A Decade of Team Fortress 2
Team Fortress 2 is finally upon us, but how long exactly have people been waiting? For some it has been over a year, but for others it has been nearly a whole decade i.e. WAY too long. Steamfriends.com decided it was time to delve into the metaphorical filing cabinet labelled Everything Team Fortress 2 and found it has quite a history.
Back in the 90s
The first signs of Team Fortress 2 were originally way back in 1997, when it was to be a complimentary mod supplied with Quake II. However in 1998, Valve, then an upcoming game developer, employed the whole team working on the game and development switched to the Goldsource/Half-Life engine and it was decided that Team Fortress 2 would be released as a retail standalone game in the form of a modern war game.

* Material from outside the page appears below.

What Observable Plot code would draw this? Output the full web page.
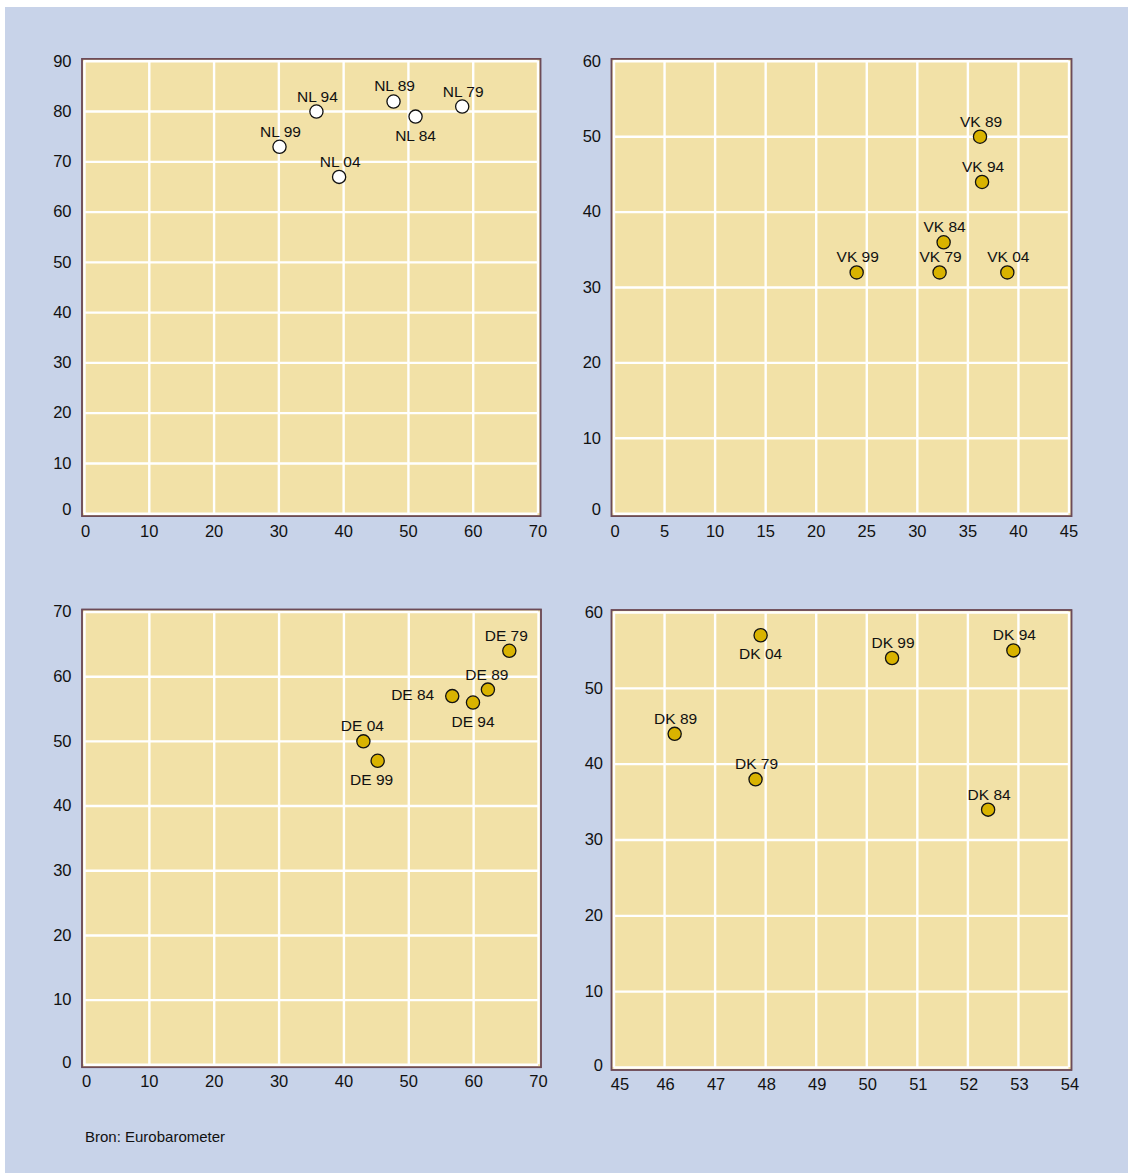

A year later, Team Fortress 2: Brotherhood of Arms was shown to the public for the first time at the 1999 E3 and picked up several awards including Best Action Game. The game showed many new technologies which were only just being implemented into games at the time and, with no release date given, fans were left to fill forums with anticipation.
The Six Year Drought
Unfortunately during 2000, Valve announced that Team Fortress 2would be delayed, for the game was apparently moving to a new engine which is now known as the Source engine. Then there was nothing. For a whole six years, there was pretty much no news, no screenshots, no word of Team Fortress 2. In 2003 three models from the game were leaked onto the internet via the Half-Life 2 source tree, but the rumours soon died out. Also around the time of Half-Life 2s release, Valves Director of Marketing Doug Lombardi suggested that Team Fortress 2 WAS still in development, but could not give any details on the project.
Then, on July 13 2006 at the EA Summer Showcase, the new Team Fortress 2 was unveiled to the public the cel-shaded beauty you see today. Apparently it had taken the team an extremely long time to come up with what they decided was THE Team Fortress 2 they wanted, scrapping three to four other attempts in the process. The final decision to choose this graphically style was inspired by three American illustrators, J. C. Leyendecker, Dean Cornwell and Norman Rockwell.
So to today, where, on this very morning (10th of October 2007), The Orange Box has been released to the public and the wait is finally be over.